In my eyes that's a good thing, it would immediately let you know that:
- the problem persists and hasn't been solved to date
- no one actually cares enough to solve it because the discussions just die out until someone runs into it
- the problem is also unimportant enough for it not to warrant either a resolution, or getting closed by the devs as a "won't fix"
If i saw an issue like that, i'd just reconsider what i'm doing and would look for another technology/library for my needs. Essentially, seeing the above would just be a red flag.
I'm happy to see news about RxDB. I really want them to do great but have the same concern with the inactivity of underlying tech. Both PouchDb and CouchDb have existed for ages and are such a great fit for modern web apps. They just lack the adoption and connection to newer frameworks.
An activily maintained SvelteKit/RxDB starterkit with built in auth might might get RxDB some new fans.
I am aware of that problem.

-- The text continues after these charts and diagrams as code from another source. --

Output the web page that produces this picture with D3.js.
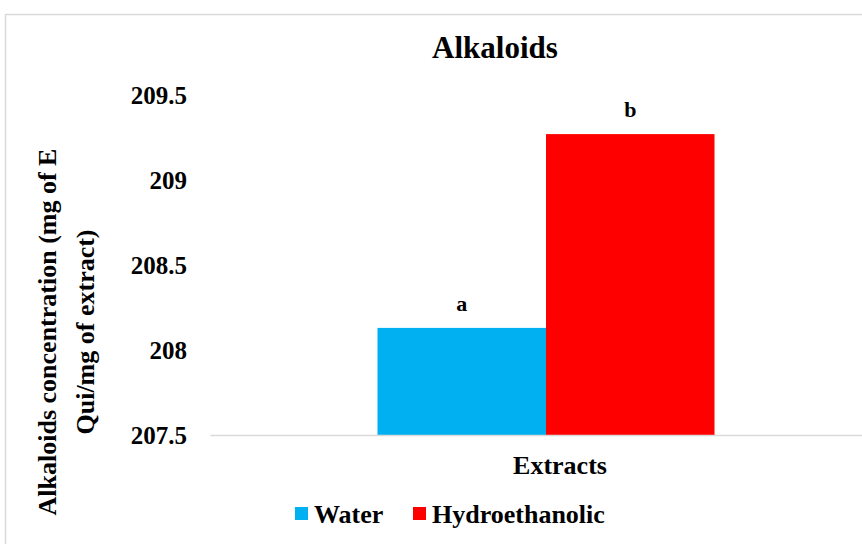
<!DOCTYPE html>
<html><head><meta charset="utf-8">
<script src="https://cdn.jsdelivr.net/npm/d3@7"></script>
<style>
html,body{margin:0;padding:0;background:#fff;}
svg{display:block;}
svg text{font-family:"Liberation Serif","Times New Roman",serif !important;font-weight:bold;fill:#000;}
</style></head>
<body>
<script>
const categories = ["Extracts"];
const seriesNames = ["Water", "Hydroethanolic"];
const seriesValues = [208.13, 209.27];
const seriesLetters = ["a", "b"];
const seriesColors = ["#00b0f0", "#ff0000"];
const yTicks = [207.5, 208, 208.5, 209, 209.5];

const W = 862, H = 544;
const FONT = "Liberation Serif, Times New Roman, serif";
const svg = d3.select("body").append("svg").attr("width", W).attr("height", H);

// chart border
svg.append("rect").attr("x", 5.5).attr("y", 14.5).attr("width", 900).attr("height", 600)
  .attr("fill", "none").attr("stroke", "#d9d9d9").attr("stroke-width", 1.5);

const plot = {left: 210, right: 882, top: 95, bottom: 435};

const y = d3.scaleLinear().domain([207.5, 209.5]).range([plot.bottom, plot.top]);
const x0 = d3.scaleBand().domain(categories).range([plot.left, plot.right]).padding(0.332);
const x1 = d3.scaleBand().domain(seriesNames).range([0, x0.bandwidth()]).padding(0);

// y axis (labels only)
const yAxis = d3.axisLeft(y).tickValues(yTicks).tickSize(0).tickPadding(0)
  .tickFormat(d => String(d));
const yg = svg.append("g").attr("transform", `translate(187,0)`).call(yAxis)
  .attr("font-family", FONT).attr("font-size", 25).attr("font-weight", "bold");
yg.select(".domain").remove();
yg.selectAll("text").attr("dy", "0.35em").attr("font-family", FONT);

// bars
const g = svg.append("g");
categories.forEach(cat => {
  seriesNames.forEach((s, i) => {
    g.append("rect")
      .attr("x", x0(cat) + x1(s))
      .attr("y", y(seriesValues[i]))
      .attr("width", x1.bandwidth())
      .attr("height", y(207.5) - y(seriesValues[i]))
      .attr("fill", seriesColors[i]);
    g.append("text")
      .attr("x", x0(cat) + x1(s) + x1.bandwidth() / 2)
      .attr("y", y(seriesValues[i]) - 17)
      .attr("text-anchor", "middle")
      .style("font-size", "22px")
      .text(seriesLetters[i]);
  });
});

// baseline axis
const xAxis = d3.axisBottom(x0).tickSize(0).tickFormat("");
const xg = svg.append("g").attr("transform", `translate(0,${plot.bottom})`).call(xAxis);
xg.select(".domain").attr("stroke", "#d9d9d9").attr("stroke-width", 1.5);

// x axis title
svg.append("text").attr("x", x0("Extracts") + x0.bandwidth() / 2 + 14).attr("y", 474)
  .attr("text-anchor", "middle").style("font-size", "26px").text("Extracts");

// title
svg.append("text").attr("x", 495).attr("y", 58).attr("text-anchor", "middle")
  .style("font-size", "31px").text("Alkaloids");

// y axis title (two lines)
const yt = svg.append("text").attr("transform", "translate(0,332) rotate(-90)")
  .attr("text-anchor", "middle").style("font-size", "26px");
yt.append("tspan").attr("x", 0).attr("y", 56).text("Alkaloids concentration (mg of E");
yt.append("tspan").attr("x", 0).attr("y", 94).text("Qui/mg of extract)");

// legend
const legend = svg.append("g");
const legendItems = [{x: 295}, {x: 413}];
seriesNames.forEach((s, i) => {
  legend.append("rect").attr("x", legendItems[i].x).attr("y", 507).attr("width", 13).attr("height", 13)
    .attr("fill", seriesColors[i]);
  legend.append("text").attr("x", legendItems[i].x + 19).attr("y", 523)
    .style("font-size", "26px").text(s);
});
</script>
</body></html>
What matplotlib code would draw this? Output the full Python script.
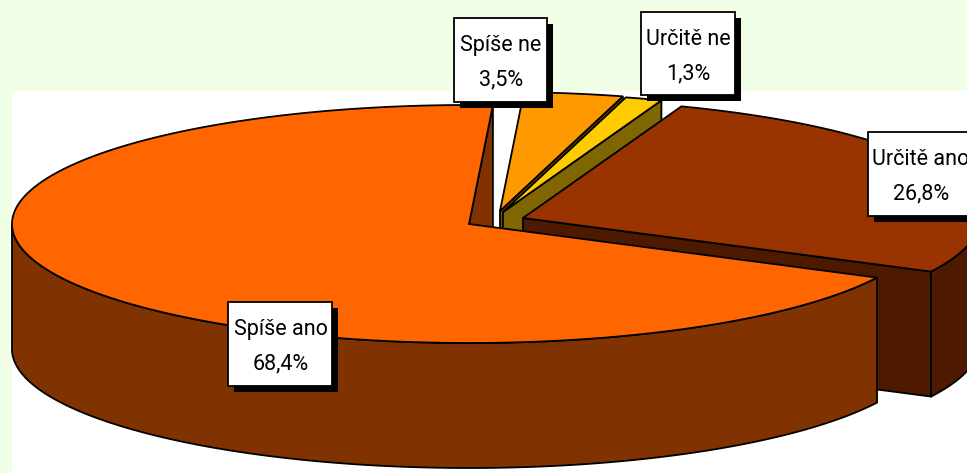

Pouchdb got some good love in the last weeks where some people made good PRs with fixes for the indexeddb adapter. But still it is mostly unmaintained and issues are just closed by the state bot instead of being fixed.
So in the last major RxDB release [1] I abstracted the underlaying pouchdb in a way that it can be swapped out for a different storage engine. This means you could in theory use RxDB directly on SQLite or indexeddb. In practice of course someone has to first create a working implementation of the RxStorage interface.
It’s built on the incredible PouchDB (the original offline first db) which is a truly feet of engineering. However I feel it is somewhat neglected (not implying that the original maintainers have any responsibility to the users, this is free Open-source, the fact they gave it away in the first place is brilliant). When I last used it about 6 months ago there had been very little activity in years on the github and I am concerned about their use of automatically marking inactive issues stale after 60 days. There is so little activity the only issues that are open are ones from the last 60 days.
I found a sync conflict[1] (basically a hash collision, the attachments are unintentionally stripped from the document before hashing) and submitted a ticket, unfortunately as there is so little activity the issues was marked as stale and closed automatically. It’s not a bug that many people will come across but is a legitimate issue for anyone using binary attachments.
So, rxdb is really great but I would be cautious about using it when the underlying platform is looking a little neglected. I truly hope someone has the time to take it on as it is an incredible toolkit.